Copy exactly the lines that run from the top of the listing to the line containing "intercept = 4.8595", both ends included, and omit the pictures.

* * * * * * *

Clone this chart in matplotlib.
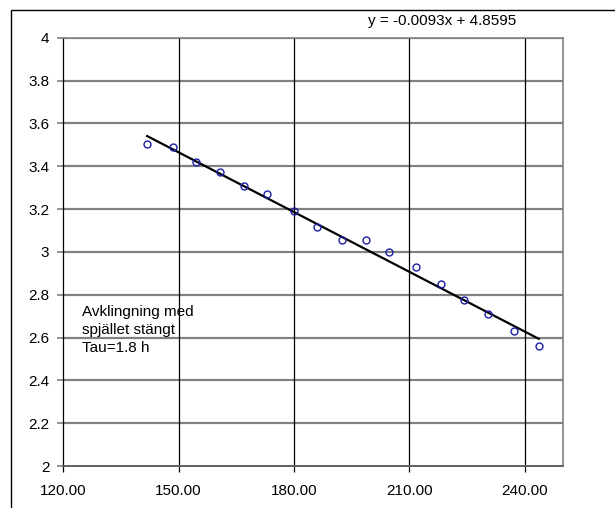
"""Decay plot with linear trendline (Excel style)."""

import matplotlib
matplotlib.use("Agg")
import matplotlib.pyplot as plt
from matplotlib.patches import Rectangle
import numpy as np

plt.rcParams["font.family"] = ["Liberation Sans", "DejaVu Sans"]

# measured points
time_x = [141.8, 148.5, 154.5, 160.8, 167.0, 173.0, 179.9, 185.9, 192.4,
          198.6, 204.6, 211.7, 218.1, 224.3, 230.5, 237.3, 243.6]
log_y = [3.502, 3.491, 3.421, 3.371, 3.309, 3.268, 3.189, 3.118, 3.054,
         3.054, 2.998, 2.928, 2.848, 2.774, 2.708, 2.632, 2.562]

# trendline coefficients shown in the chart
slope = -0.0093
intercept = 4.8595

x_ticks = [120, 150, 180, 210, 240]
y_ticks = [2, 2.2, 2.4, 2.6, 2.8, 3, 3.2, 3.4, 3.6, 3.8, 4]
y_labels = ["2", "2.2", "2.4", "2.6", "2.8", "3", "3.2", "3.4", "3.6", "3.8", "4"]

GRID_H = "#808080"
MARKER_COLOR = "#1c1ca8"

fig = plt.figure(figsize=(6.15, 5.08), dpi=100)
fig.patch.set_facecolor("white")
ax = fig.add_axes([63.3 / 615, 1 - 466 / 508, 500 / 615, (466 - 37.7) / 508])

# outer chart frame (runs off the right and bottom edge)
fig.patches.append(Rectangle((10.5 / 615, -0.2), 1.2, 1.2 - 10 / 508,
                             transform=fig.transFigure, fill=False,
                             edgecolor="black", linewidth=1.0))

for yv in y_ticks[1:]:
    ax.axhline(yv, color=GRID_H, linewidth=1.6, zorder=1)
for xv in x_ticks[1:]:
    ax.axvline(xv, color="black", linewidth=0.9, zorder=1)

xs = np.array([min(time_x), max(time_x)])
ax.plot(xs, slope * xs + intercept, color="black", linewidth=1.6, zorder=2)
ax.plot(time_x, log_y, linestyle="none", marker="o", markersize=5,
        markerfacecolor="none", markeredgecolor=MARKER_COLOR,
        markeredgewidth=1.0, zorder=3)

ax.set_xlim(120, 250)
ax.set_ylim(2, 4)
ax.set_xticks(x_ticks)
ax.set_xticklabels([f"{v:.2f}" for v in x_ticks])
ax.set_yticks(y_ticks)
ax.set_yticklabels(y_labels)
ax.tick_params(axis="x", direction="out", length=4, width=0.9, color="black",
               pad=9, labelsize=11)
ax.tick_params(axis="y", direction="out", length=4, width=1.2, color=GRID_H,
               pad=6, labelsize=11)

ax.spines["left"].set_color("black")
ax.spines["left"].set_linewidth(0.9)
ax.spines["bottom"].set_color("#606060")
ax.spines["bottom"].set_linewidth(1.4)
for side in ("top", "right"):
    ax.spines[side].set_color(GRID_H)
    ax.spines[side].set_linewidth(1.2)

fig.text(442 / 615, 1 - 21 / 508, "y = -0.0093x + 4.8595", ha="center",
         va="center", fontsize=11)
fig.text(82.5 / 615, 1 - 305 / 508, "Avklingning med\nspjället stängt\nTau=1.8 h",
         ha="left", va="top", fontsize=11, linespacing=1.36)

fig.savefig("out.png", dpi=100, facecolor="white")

* * * * * * *

- [SOLVED EXERCISE]:
Clone this chart in matplotlib.
"""Decay plot with linear trendline (Excel style)."""

import matplotlib
matplotlib.use("Agg")
import matplotlib.pyplot as plt
from matplotlib.patches import Rectangle
import numpy as np

plt.rcParams["font.family"] = ["Liberation Sans", "DejaVu Sans"]

# measured points
time_x = [141.8, 148.5, 154.5, 160.8, 167.0, 173.0, 179.9, 185.9, 192.4,
          198.6, 204.6, 211.7, 218.1, 224.3, 230.5, 237.3, 243.6]
log_y = [3.502, 3.491, 3.421, 3.371, 3.309, 3.268, 3.189, 3.118, 3.054,
         3.054, 2.998, 2.928, 2.848, 2.774, 2.708, 2.632, 2.562]

# trendline coefficients shown in the chart
slope = -0.0093
intercept = 4.8595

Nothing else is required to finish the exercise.